What the exercise asks
Starting at the top of the listing, extract every line up to and including the one with "from matplotlib import pyplot as plt". Pictures stay out of the copy.

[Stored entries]
○ ○ ○ ○ ○ ○ ○
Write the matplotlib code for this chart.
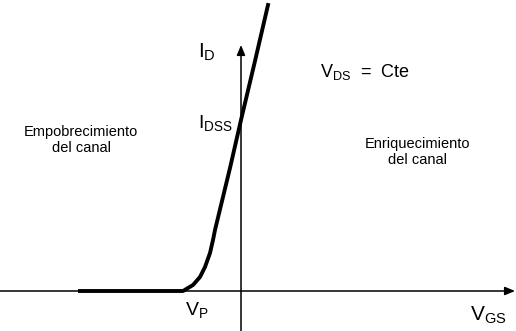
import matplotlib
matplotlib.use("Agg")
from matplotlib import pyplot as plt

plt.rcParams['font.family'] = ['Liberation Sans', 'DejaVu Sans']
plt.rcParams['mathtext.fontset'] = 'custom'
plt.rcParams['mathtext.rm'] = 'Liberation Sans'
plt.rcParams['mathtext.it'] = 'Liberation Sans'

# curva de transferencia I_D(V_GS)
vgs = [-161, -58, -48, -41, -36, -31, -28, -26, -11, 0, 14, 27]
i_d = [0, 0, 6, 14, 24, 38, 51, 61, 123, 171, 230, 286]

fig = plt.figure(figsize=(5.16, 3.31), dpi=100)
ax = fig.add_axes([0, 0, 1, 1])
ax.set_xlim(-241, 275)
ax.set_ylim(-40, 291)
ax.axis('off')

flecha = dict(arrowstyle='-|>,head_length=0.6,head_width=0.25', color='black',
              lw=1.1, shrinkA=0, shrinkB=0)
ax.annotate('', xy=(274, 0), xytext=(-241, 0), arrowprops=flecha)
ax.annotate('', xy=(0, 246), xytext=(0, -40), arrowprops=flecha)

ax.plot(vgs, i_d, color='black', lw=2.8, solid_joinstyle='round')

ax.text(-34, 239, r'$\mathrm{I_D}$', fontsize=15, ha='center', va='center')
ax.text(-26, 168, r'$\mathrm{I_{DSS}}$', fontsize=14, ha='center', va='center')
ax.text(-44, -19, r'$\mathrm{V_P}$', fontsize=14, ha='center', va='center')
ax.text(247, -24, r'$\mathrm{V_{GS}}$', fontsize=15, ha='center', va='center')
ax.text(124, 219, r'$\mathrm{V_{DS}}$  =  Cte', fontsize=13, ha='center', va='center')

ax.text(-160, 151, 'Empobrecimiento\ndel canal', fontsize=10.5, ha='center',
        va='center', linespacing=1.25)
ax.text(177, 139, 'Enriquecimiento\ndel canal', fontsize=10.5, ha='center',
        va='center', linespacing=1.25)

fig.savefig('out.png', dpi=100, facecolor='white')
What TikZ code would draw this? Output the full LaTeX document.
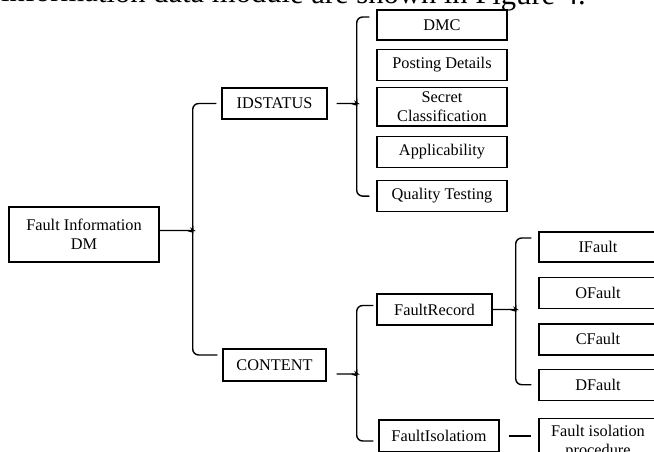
○ ○ ○ ○ ○ ○ ○
Correct result
Write the matplotlib code for this chart.
import matplotlib
matplotlib.use("Agg")
from matplotlib import pyplot as plt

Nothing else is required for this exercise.